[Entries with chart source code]
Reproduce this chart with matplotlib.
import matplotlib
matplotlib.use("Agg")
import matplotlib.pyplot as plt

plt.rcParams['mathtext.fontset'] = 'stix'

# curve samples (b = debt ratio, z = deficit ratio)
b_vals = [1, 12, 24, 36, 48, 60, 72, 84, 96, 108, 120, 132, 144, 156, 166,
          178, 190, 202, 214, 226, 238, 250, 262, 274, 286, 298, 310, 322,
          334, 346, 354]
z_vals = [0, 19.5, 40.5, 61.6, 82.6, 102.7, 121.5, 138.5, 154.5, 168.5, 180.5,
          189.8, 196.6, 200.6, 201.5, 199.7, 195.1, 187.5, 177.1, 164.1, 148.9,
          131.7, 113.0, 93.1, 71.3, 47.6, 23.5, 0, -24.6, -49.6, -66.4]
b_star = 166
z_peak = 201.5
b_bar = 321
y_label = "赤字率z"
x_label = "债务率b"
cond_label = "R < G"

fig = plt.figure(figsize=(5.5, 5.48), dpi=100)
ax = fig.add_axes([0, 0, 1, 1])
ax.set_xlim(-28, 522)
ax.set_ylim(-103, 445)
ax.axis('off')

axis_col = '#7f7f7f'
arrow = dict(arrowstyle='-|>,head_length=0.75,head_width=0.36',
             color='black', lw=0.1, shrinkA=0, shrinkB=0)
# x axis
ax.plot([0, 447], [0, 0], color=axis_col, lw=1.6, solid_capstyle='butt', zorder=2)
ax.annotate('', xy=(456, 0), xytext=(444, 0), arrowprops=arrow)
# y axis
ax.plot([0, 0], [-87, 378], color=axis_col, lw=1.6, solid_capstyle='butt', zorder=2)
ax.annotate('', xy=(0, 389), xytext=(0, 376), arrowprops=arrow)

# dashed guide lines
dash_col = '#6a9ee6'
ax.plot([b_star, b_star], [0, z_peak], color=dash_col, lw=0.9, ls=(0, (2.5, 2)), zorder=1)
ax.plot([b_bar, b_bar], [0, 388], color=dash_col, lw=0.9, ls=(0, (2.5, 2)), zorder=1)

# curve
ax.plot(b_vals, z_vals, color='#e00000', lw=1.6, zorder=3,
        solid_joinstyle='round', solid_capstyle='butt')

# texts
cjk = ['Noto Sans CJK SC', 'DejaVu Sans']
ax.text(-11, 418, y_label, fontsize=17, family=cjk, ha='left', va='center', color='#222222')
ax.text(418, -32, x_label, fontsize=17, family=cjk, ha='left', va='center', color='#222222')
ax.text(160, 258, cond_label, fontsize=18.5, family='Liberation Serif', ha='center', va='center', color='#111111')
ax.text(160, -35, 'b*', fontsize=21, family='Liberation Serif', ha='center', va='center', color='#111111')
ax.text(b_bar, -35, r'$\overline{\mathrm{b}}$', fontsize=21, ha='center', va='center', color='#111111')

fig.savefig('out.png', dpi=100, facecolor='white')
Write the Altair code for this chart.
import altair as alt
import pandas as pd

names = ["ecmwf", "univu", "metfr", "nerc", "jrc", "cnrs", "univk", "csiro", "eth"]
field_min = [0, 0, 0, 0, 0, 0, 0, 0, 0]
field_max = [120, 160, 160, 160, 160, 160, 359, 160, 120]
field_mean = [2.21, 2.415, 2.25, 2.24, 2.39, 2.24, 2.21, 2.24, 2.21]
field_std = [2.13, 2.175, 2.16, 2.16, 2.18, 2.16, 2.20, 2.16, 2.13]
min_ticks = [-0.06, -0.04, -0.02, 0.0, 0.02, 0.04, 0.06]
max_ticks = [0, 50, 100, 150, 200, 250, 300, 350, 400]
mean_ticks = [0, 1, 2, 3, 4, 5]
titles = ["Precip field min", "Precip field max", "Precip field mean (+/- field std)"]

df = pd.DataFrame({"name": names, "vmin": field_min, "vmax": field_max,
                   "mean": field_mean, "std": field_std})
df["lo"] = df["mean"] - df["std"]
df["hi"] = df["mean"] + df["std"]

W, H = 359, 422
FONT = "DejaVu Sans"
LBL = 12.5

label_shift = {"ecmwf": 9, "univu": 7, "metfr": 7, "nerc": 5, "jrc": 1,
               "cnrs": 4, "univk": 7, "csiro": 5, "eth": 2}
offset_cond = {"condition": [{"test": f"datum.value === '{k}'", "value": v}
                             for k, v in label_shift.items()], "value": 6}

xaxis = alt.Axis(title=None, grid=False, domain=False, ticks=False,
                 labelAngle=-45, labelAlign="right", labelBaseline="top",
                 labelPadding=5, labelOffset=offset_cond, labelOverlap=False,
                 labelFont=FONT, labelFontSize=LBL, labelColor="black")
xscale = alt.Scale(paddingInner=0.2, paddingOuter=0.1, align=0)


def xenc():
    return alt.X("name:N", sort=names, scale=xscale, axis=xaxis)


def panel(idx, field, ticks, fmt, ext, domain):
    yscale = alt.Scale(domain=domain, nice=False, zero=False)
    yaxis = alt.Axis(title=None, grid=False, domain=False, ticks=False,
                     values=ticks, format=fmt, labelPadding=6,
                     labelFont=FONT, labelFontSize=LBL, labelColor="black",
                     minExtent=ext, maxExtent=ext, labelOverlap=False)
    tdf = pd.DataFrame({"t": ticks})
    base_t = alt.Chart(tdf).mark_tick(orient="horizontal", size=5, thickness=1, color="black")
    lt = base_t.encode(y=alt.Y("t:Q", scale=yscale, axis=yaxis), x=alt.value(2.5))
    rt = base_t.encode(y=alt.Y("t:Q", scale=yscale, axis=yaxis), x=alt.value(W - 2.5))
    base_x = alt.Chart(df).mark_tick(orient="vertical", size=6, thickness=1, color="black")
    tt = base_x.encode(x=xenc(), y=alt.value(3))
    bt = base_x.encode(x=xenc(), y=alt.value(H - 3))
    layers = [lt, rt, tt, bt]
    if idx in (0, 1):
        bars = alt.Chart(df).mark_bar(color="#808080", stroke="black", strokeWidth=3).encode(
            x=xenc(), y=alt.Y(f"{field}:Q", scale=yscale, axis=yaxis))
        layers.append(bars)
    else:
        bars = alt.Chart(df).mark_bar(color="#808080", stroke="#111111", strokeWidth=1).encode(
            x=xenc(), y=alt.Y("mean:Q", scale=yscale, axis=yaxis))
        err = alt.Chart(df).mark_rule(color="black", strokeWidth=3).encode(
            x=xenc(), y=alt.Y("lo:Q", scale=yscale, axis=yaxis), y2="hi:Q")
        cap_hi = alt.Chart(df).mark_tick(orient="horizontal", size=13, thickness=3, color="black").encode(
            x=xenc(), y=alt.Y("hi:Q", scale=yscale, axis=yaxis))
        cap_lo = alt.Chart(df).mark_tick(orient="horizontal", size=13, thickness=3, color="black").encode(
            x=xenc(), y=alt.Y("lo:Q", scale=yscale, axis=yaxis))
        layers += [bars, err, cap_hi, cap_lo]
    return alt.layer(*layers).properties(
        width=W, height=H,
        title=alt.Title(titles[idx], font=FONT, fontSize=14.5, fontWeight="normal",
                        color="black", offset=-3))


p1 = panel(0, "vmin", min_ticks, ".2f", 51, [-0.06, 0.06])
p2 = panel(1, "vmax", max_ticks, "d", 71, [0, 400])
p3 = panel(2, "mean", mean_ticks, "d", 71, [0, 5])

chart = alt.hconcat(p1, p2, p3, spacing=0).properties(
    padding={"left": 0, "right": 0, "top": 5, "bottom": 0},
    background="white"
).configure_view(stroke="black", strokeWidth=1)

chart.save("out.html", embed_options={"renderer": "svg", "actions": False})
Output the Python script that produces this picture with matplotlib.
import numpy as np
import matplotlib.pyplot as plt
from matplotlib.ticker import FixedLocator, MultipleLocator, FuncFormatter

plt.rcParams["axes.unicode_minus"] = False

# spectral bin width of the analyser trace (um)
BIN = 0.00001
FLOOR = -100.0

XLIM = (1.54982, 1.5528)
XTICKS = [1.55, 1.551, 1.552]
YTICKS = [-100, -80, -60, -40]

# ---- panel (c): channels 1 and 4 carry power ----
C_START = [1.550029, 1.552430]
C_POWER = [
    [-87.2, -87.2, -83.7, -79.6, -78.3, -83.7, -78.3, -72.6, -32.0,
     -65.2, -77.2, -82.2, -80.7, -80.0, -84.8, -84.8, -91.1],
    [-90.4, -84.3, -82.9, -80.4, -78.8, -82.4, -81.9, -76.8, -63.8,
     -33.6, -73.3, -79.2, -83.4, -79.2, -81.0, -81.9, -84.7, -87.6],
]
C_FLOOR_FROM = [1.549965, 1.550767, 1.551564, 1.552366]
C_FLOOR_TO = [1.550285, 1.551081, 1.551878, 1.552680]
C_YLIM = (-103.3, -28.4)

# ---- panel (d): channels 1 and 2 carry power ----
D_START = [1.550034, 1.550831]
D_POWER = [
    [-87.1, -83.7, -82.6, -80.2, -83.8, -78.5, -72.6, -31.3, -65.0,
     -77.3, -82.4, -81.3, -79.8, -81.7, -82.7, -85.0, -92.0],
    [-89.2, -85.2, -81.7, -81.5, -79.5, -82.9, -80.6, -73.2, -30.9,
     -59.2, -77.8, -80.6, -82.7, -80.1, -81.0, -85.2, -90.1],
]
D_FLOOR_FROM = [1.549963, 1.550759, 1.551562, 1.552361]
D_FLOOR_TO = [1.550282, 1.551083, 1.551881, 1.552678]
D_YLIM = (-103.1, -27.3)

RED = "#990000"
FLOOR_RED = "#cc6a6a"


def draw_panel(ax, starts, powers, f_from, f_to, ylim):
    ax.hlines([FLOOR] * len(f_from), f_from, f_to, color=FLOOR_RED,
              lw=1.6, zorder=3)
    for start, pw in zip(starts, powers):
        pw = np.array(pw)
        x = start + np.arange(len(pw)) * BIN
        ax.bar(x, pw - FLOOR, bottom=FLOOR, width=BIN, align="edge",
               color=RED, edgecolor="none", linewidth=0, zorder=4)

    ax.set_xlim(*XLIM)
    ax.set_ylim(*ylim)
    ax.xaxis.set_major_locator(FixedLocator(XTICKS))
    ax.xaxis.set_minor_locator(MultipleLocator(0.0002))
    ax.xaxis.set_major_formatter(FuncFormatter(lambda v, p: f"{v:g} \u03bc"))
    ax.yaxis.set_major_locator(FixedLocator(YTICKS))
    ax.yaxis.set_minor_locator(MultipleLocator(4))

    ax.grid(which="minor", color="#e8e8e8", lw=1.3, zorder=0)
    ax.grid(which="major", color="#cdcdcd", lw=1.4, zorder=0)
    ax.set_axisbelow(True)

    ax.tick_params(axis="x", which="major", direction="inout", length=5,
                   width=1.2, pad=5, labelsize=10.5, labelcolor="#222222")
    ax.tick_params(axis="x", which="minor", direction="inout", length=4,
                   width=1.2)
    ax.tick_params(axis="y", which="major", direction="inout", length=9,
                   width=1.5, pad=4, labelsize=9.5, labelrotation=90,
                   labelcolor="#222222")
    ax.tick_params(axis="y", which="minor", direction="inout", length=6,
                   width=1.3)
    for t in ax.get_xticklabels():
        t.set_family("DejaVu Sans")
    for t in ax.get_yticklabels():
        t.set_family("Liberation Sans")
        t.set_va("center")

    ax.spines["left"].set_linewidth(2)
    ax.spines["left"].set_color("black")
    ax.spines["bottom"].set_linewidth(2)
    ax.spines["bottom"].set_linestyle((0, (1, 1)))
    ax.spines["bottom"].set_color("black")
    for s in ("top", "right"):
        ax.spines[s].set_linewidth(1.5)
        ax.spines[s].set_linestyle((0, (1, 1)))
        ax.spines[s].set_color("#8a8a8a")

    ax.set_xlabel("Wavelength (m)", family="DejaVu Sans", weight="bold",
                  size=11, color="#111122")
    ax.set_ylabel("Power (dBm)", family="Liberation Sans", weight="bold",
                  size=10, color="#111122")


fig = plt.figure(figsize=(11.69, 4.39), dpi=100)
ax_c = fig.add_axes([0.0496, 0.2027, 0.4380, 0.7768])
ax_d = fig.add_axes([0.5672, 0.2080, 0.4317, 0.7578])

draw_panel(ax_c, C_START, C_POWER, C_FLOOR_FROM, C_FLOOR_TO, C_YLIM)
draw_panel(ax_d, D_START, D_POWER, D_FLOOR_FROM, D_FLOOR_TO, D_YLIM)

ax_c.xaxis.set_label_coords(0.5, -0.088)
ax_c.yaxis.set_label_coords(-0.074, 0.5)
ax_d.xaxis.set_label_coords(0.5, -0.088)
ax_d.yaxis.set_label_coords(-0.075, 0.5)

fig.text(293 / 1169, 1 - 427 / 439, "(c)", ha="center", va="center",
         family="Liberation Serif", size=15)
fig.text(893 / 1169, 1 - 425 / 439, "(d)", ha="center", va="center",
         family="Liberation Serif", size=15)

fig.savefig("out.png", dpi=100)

Task prompt: Look above and return each line of the records exactly, from the very first through the line with "plt.rcParams['mathtext.fontset'] = 'stix'", both included.

Completed exercise:
Reproduce this chart with matplotlib.
import matplotlib
matplotlib.use("Agg")
import matplotlib.pyplot as plt

plt.rcParams['mathtext.fontset'] = 'stix'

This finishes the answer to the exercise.